Goal of the exercise – No pictures belong in the copy; return exactly the lines from the one with "Give me the TikZ source for this diagram." through the one with "import * as", both ends included, and nothing else.

Input for this task –
[START]
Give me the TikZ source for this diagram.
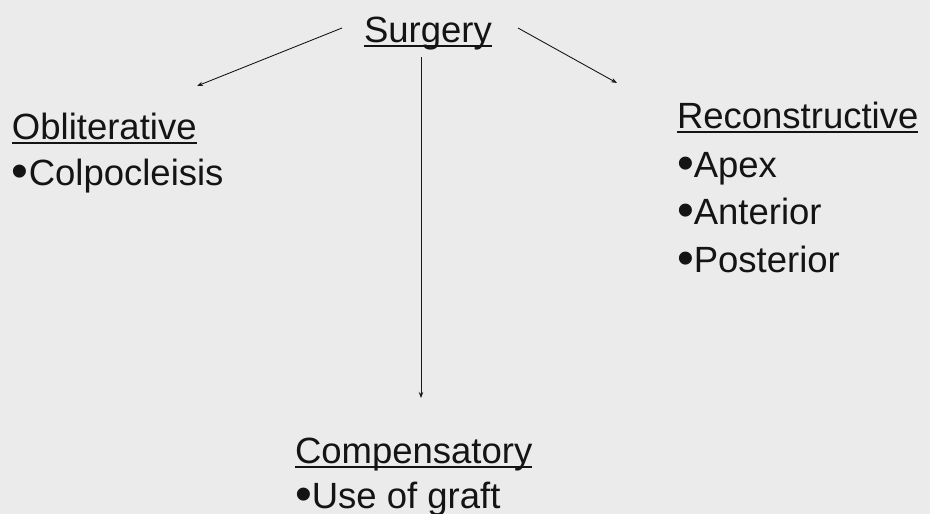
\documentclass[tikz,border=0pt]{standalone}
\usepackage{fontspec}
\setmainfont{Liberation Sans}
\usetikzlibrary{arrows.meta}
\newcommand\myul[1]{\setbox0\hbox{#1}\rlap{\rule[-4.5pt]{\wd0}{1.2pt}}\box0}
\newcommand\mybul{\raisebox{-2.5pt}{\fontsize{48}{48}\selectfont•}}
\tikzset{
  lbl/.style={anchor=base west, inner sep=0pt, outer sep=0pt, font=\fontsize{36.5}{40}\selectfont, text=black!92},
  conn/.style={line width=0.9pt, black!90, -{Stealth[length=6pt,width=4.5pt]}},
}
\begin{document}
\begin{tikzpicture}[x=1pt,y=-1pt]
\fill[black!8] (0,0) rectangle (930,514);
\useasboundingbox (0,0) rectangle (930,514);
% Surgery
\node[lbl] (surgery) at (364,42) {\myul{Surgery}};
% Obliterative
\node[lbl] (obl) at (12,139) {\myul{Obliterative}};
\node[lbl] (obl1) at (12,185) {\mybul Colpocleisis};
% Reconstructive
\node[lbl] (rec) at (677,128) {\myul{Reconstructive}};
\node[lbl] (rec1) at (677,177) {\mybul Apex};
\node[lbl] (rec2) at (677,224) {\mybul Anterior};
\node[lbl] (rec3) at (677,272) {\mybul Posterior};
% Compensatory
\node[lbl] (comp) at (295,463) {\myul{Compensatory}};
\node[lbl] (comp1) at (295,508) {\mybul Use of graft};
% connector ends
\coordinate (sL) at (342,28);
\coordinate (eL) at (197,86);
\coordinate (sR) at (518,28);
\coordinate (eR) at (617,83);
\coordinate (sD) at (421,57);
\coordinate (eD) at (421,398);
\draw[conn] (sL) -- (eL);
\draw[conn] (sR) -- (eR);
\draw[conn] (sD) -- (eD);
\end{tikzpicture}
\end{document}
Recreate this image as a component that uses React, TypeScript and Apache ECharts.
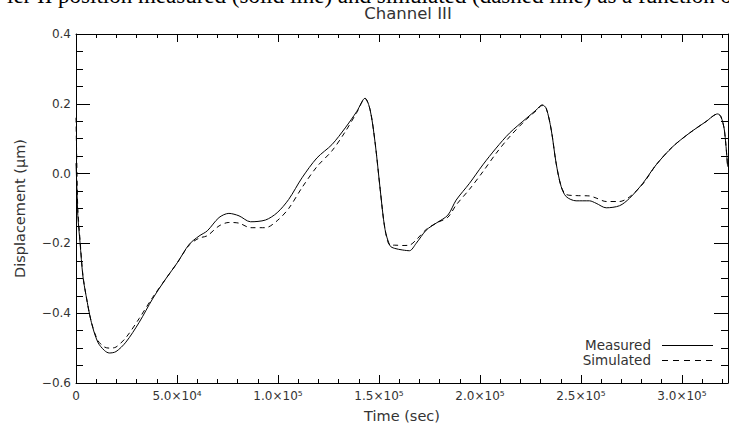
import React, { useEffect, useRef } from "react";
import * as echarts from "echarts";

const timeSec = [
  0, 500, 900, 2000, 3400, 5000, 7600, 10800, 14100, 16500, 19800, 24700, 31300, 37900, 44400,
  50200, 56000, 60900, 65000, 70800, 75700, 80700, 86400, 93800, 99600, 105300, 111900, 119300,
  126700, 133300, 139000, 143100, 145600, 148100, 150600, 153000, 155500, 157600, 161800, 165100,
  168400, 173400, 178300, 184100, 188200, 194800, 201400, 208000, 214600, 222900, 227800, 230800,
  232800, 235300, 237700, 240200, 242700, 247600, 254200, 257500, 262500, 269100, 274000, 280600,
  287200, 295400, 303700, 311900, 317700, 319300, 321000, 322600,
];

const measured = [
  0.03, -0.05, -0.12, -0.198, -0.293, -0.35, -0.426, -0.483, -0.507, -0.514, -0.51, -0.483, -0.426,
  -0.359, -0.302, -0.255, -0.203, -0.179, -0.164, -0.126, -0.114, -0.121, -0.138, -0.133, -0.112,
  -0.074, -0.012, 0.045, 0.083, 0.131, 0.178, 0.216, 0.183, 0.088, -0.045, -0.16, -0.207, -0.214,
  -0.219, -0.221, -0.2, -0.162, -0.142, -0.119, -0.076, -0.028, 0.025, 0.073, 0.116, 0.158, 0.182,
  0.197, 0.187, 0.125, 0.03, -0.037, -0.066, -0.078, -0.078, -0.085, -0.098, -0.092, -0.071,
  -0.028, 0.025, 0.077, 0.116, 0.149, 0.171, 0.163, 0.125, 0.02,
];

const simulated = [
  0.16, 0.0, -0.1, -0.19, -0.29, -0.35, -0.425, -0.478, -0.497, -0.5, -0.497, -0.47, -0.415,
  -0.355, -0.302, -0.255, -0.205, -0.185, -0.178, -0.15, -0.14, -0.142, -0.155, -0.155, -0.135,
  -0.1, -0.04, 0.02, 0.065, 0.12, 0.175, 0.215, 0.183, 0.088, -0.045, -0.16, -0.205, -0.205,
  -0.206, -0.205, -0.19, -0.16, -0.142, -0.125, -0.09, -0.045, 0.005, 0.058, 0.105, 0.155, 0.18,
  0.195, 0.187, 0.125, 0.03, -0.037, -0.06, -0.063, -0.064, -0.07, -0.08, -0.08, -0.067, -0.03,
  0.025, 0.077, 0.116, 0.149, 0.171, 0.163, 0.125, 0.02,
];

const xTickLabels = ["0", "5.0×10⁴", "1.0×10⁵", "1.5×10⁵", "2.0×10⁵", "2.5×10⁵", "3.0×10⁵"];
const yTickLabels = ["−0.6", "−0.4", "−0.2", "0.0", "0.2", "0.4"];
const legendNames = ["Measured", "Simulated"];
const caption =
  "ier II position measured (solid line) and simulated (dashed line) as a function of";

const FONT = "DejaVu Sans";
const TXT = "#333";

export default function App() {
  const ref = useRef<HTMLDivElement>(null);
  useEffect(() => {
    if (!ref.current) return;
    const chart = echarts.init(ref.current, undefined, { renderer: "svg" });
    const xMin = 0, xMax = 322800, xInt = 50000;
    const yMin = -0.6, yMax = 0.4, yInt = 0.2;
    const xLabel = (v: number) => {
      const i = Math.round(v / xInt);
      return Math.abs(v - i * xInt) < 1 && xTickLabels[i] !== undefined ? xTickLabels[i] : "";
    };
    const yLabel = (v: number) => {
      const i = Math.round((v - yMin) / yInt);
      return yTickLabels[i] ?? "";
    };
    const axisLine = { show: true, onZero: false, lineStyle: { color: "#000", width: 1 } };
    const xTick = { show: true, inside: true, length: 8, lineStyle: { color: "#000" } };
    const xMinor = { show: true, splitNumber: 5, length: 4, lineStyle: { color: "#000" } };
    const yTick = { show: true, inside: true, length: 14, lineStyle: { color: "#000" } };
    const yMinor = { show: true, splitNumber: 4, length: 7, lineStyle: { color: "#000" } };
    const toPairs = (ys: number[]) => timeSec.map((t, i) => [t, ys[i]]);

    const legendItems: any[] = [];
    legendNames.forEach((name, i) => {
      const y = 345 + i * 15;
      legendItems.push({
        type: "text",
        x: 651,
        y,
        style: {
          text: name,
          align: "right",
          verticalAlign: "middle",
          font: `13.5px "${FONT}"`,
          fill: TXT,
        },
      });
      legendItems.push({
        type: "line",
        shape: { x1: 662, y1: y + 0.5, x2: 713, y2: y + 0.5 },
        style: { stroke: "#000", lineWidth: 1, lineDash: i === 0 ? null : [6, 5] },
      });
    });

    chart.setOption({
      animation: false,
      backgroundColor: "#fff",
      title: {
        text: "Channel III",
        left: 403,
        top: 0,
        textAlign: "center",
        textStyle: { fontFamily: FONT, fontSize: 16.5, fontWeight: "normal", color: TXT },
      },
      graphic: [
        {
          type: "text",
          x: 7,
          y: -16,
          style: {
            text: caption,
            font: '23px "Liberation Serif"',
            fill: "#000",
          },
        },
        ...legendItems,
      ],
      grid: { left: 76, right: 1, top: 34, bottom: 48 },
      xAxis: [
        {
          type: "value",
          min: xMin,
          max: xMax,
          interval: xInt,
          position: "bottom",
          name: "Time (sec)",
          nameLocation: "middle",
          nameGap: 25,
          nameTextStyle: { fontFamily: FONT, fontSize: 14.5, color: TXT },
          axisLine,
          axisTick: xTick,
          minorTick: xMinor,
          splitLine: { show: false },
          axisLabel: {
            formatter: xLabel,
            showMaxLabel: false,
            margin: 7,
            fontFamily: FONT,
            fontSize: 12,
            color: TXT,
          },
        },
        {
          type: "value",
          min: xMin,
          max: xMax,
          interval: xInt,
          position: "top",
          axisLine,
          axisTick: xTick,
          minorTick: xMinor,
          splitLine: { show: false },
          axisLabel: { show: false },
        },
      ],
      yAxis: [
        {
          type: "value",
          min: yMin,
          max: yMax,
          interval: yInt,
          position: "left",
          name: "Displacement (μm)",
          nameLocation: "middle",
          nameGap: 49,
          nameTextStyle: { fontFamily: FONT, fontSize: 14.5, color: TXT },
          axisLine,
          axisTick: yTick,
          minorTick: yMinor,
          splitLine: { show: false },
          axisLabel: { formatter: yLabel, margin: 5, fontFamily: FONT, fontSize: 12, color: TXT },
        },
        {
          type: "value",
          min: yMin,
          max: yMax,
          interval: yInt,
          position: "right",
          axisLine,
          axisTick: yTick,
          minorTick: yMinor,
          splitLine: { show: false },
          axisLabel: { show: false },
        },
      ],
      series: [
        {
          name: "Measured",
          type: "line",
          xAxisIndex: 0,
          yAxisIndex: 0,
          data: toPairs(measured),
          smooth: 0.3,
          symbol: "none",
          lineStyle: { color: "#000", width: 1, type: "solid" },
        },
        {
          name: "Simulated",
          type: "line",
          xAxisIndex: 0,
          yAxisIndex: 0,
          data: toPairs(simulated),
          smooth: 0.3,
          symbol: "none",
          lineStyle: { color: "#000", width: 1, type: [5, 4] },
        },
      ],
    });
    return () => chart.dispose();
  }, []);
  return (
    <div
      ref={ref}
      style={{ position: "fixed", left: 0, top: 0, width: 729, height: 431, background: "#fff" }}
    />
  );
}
[END]
[START]
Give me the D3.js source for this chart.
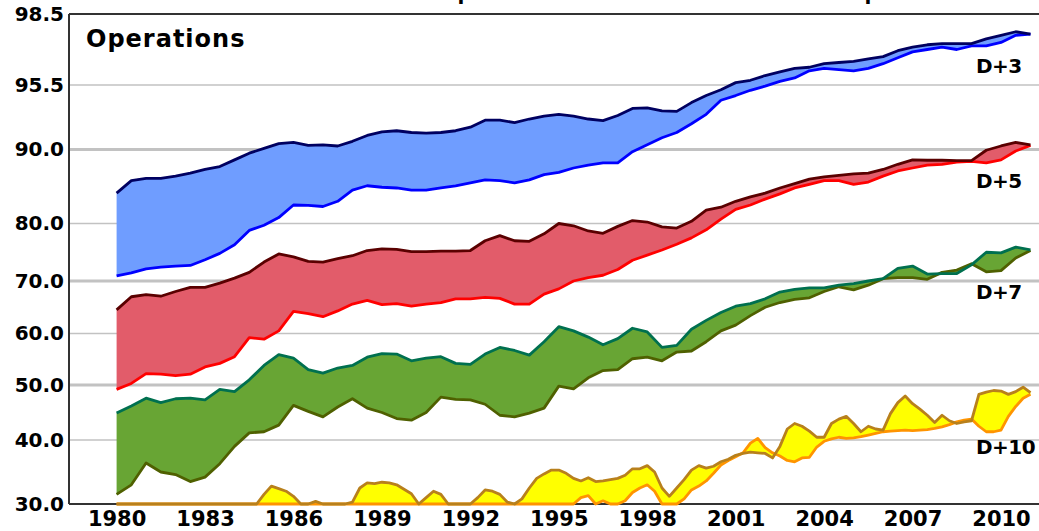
[END]
The answer –
Give me the TikZ source for this diagram.
\documentclass[tikz,border=0pt]{standalone}
\usepackage{fontspec}
\setmainfont{Liberation Sans}
\usetikzlibrary{arrows.meta}
\newcommand\myul[1]{\setbox0\hbox{#1}\rlap{\rule[-4.5pt]{\wd0}{1.2pt}}\box0}
\newcommand\mybul{\raisebox{-2.5pt}{\fontsize{48}{48}\selectfont•}}
\tikzset{
  lbl/.style={anchor=base west, inner sep=0pt, outer sep=0pt, font=\fontsize{36.5}{40}\selectfont, text=black!92},
  conn/.style={line width=0.9pt, black!90, -{Stealth[length=6pt,width=4.5pt]}},
}
\begin{document}
\begin{tikzpicture}[x=1pt,y=-1pt]
\fill[black!8] (0,0) rectangle (930,514);
\useasboundingbox (0,0) rectangle (930,514);
% Surgery
\node[lbl] (surgery) at (364,42) {\myul{Surgery}};
% Obliterative
\node[lbl] (obl) at (12,139) {\myul{Obliterative}};
\node[lbl] (obl1) at (12,185) {\mybul Colpocleisis};
% Reconstructive
\node[lbl] (rec) at (677,128) {\myul{Reconstructive}};
\node[lbl] (rec1) at (677,177) {\mybul Apex};
\node[lbl] (rec2) at (677,224) {\mybul Anterior};
\node[lbl] (rec3) at (677,272) {\mybul Posterior};
% Compensatory
\node[lbl] (comp) at (295,463) {\myul{Compensatory}};
\node[lbl] (comp1) at (295,508) {\mybul Use of graft};
% connector ends
\coordinate (sL) at (342,28);
\coordinate (eL) at (197,86);
\coordinate (sR) at (518,28);
\coordinate (eR) at (617,83);
\coordinate (sD) at (421,57);
\coordinate (eD) at (421,398);
\draw[conn] (sL) -- (eL);
\draw[conn] (sR) -- (eR);
\draw[conn] (sD) -- (eD);
\end{tikzpicture}
\end{document}
Recreate this image as a component that uses React, TypeScript and Apache ECharts.
import React, { useEffect, useRef } from "react";
import * as echarts from "echarts";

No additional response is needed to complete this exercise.